WHAT THIS TASK INVOLVES: Can you transcribe the data exactly? Leave the pictures out.

DATA SHOWN:
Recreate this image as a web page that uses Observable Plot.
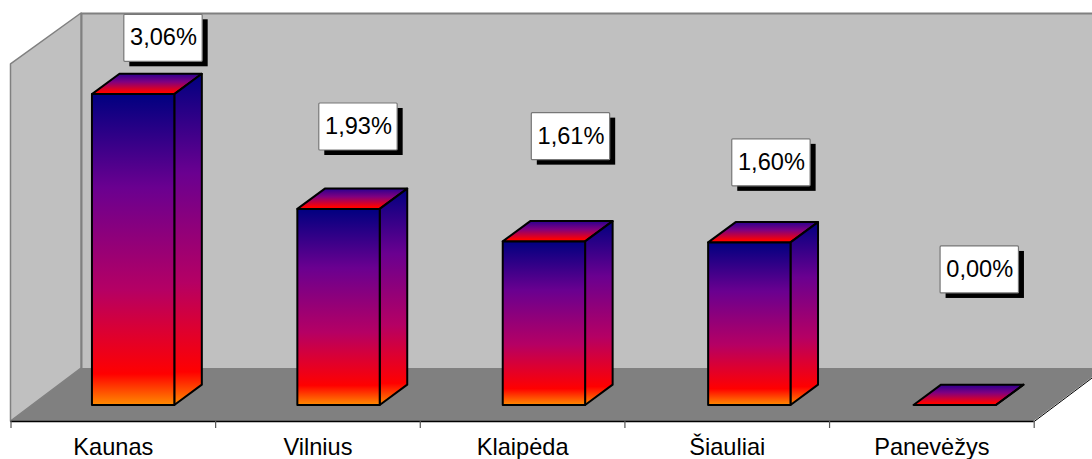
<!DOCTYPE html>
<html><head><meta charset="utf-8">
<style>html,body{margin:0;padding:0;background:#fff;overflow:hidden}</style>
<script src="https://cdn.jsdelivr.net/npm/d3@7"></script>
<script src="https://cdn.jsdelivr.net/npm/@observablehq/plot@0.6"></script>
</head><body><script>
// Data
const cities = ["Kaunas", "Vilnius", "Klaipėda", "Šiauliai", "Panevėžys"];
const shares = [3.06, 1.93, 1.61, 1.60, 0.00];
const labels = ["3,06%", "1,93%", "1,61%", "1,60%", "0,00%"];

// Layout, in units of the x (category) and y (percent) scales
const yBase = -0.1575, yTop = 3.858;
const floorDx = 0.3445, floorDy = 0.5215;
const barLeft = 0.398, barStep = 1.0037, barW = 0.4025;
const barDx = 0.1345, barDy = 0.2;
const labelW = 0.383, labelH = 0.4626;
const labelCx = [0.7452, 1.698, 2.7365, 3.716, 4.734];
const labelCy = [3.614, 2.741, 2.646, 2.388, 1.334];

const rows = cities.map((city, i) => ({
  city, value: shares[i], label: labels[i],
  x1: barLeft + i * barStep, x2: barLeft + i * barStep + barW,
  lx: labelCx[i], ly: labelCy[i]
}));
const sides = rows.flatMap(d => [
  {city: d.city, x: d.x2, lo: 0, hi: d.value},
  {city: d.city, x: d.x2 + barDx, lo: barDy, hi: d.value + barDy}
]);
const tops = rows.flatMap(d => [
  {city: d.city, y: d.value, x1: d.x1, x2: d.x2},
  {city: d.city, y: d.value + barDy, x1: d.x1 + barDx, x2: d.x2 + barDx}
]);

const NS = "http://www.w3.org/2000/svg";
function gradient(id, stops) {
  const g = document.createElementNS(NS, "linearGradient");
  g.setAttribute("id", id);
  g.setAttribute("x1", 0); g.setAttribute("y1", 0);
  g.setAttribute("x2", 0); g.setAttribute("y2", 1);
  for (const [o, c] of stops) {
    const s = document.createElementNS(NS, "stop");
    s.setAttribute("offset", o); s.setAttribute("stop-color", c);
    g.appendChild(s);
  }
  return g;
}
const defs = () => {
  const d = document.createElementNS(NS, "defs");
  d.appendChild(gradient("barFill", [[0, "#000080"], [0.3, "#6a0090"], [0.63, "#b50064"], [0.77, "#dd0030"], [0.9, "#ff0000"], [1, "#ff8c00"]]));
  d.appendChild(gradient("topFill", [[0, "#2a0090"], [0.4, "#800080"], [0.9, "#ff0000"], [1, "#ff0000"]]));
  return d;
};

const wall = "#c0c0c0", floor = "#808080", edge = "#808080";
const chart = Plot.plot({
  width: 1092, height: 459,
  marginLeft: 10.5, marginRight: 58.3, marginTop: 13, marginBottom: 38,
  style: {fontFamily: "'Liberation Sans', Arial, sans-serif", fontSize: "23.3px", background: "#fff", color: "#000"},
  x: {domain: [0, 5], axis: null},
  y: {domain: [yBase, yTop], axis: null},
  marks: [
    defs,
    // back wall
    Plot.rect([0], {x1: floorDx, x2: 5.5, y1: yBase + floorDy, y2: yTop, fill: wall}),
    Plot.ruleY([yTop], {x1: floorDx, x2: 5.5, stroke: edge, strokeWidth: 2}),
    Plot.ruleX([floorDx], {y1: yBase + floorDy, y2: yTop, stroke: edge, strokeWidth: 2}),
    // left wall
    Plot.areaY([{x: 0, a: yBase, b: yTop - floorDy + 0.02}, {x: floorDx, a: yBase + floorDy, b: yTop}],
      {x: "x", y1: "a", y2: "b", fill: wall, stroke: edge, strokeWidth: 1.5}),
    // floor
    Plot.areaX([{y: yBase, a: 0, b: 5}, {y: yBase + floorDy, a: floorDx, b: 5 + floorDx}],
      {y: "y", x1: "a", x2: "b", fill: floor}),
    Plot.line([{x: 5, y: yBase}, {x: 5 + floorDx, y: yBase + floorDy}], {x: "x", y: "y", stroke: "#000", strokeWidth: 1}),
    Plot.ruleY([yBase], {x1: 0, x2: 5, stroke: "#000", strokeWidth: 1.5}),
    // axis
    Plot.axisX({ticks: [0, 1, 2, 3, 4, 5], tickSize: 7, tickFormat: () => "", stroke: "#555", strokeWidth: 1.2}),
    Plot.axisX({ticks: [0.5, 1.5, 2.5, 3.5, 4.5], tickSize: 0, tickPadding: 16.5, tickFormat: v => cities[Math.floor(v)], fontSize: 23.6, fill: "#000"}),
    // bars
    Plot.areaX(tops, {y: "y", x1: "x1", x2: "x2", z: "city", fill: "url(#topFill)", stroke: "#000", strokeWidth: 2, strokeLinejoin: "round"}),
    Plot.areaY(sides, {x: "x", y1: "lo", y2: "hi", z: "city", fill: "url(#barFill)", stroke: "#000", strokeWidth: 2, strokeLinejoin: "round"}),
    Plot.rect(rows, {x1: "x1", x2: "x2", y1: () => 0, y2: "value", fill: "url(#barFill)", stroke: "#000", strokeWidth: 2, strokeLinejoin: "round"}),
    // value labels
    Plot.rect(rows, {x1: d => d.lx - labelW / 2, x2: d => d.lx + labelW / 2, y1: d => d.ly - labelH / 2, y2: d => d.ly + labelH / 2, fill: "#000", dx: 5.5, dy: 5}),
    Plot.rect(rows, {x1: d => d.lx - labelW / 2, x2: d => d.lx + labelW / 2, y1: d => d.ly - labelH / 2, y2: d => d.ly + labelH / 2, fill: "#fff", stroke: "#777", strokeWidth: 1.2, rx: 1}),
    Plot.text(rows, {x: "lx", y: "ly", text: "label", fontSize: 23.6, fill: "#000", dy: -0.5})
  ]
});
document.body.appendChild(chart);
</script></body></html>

WRITTEN SOLUTION:
Recreate this image as a web page that uses Observable Plot.
<!DOCTYPE html>
<html><head><meta charset="utf-8">
<style>html,body{margin:0;padding:0;background:#fff;overflow:hidden}</style>
<script src="https://cdn.jsdelivr.net/npm/d3@7"></script>
<script src="https://cdn.jsdelivr.net/npm/@observablehq/plot@0.6"></script>
</head><body><script>
// Data
const cities = ["Kaunas", "Vilnius", "Klaipėda", "Šiauliai", "Panevėžys"];
const shares = [3.06, 1.93, 1.61, 1.60, 0.00];
const labels = ["3,06%", "1,93%", "1,61%", "1,60%", "0,00%"];

// Layout, in units of the x (category) and y (percent) scales
const yBase = -0.1575, yTop = 3.858;
const floorDx = 0.3445, floorDy = 0.5215;
const barLeft = 0.398, barStep = 1.0037, barW = 0.4025;
const barDx = 0.1345, barDy = 0.2;
const labelW = 0.383, labelH = 0.4626;
const labelCx = [0.7452, 1.698, 2.7365, 3.716, 4.734];
const labelCy = [3.614, 2.741, 2.646, 2.388, 1.334];

const rows = cities.map((city, i) => ({
  city, value: shares[i], label: labels[i],
  x1: barLeft + i * barStep, x2: barLeft + i * barStep + barW,
  lx: labelCx[i], ly: labelCy[i]
}));
const sides = rows.flatMap(d => [
  {city: d.city, x: d.x2, lo: 0, hi: d.value},
  {city: d.city, x: d.x2 + barDx, lo: barDy, hi: d.value + barDy}
]);
const tops = rows.flatMap(d => [
  {city: d.city, y: d.value, x1: d.x1, x2: d.x2},
  {city: d.city, y: d.value + barDy, x1: d.x1 + barDx, x2: d.x2 + barDx}
]);

const NS = "http://www.w3.org/2000/svg";
function gradient(id, stops) {
  const g = document.createElementNS(NS, "linearGradient");
  g.setAttribute("id", id);
  g.setAttribute("x1", 0); g.setAttribute("y1", 0);
  g.setAttribute("x2", 0); g.setAttribute("y2", 1);
  for (const [o, c] of stops) {
    const s = document.createElementNS(NS, "stop");
    s.setAttribute("offset", o); s.setAttribute("stop-color", c);
    g.appendChild(s);
  }
  return g;
}
const defs = () => {
  const d = document.createElementNS(NS, "defs");
  d.appendChild(gradient("barFill", [[0, "#000080"], [0.3, "#6a0090"], [0.63, "#b50064"], [0.77, "#dd0030"], [0.9, "#ff0000"], [1, "#ff8c00"]]));
  d.appendChild(gradient("topFill", [[0, "#2a0090"], [0.4, "#800080"], [0.9, "#ff0000"], [1, "#ff0000"]]));
  return d;
};

const wall = "#c0c0c0", floor = "#808080", edge = "#808080";
const chart = Plot.plot({
  width: 1092, height: 459,
  marginLeft: 10.5, marginRight: 58.3, marginTop: 13, marginBottom: 38,
  style: {fontFamily: "'Liberation Sans', Arial, sans-serif", fontSize: "23.3px", background: "#fff", color: "#000"},
  x: {domain: [0, 5], axis: null},
  y: {domain: [yBase, yTop], axis: null},
  marks: [
    defs,
    // back wall
    Plot.rect([0], {x1: floorDx, x2: 5.5, y1: yBase + floorDy, y2: yTop, fill: wall}),
    Plot.ruleY([yTop], {x1: floorDx, x2: 5.5, stroke: edge, strokeWidth: 2}),
    Plot.ruleX([floorDx], {y1: yBase + floorDy, y2: yTop, stroke: edge, strokeWidth: 2}),
    // left wall
    Plot.areaY([{x: 0, a: yBase, b: yTop - floorDy + 0.02}, {x: floorDx, a: yBase + floorDy, b: yTop}],
      {x: "x", y1: "a", y2: "b", fill: wall, stroke: edge, strokeWidth: 1.5}),
    // floor
    Plot.areaX([{y: yBase, a: 0, b: 5}, {y: yBase + floorDy, a: floorDx, b: 5 + floorDx}],
      {y: "y", x1: "a", x2: "b", fill: floor}),
    Plot.line([{x: 5, y: yBase}, {x: 5 + floorDx, y: yBase + floorDy}], {x: "x", y: "y", stroke: "#000", strokeWidth: 1}),
    Plot.ruleY([yBase], {x1: 0, x2: 5, stroke: "#000", strokeWidth: 1.5}),
    // axis
    Plot.axisX({ticks: [0, 1, 2, 3, 4, 5], tickSize: 7, tickFormat: () => "", stroke: "#555", strokeWidth: 1.2}),
    Plot.axisX({ticks: [0.5, 1.5, 2.5, 3.5, 4.5], tickSize: 0, tickPadding: 16.5, tickFormat: v => cities[Math.floor(v)], fontSize: 23.6, fill: "#000"}),
    // bars
    Plot.areaX(tops, {y: "y", x1: "x1", x2: "x2", z: "city", fill: "url(#topFill)", stroke: "#000", strokeWidth: 2, strokeLinejoin: "round"}),
    Plot.areaY(sides, {x: "x", y1: "lo", y2: "hi", z: "city", fill: "url(#barFill)", stroke: "#000", strokeWidth: 2, strokeLinejoin: "round"}),
    Plot.rect(rows, {x1: "x1", x2: "x2", y1: () => 0, y2: "value", fill: "url(#barFill)", stroke: "#000", strokeWidth: 2, strokeLinejoin: "round"}),
    // value labels
    Plot.rect(rows, {x1: d => d.lx - labelW / 2, x2: d => d.lx + labelW / 2, y1: d => d.ly - labelH / 2, y2: d => d.ly + labelH / 2, fill: "#000", dx: 5.5, dy: 5}),
    Plot.rect(rows, {x1: d => d.lx - labelW / 2, x2: d => d.lx + labelW / 2, y1: d => d.ly - labelH / 2, y2: d => d.ly + labelH / 2, fill: "#fff", stroke: "#777", strokeWidth: 1.2, rx: 1}),
    Plot.text(rows, {x: "lx", y: "ly", text: "label", fontSize: 23.6, fill: "#000", dy: -0.5})
  ]
});
document.body.appendChild(chart);
</script></body></html>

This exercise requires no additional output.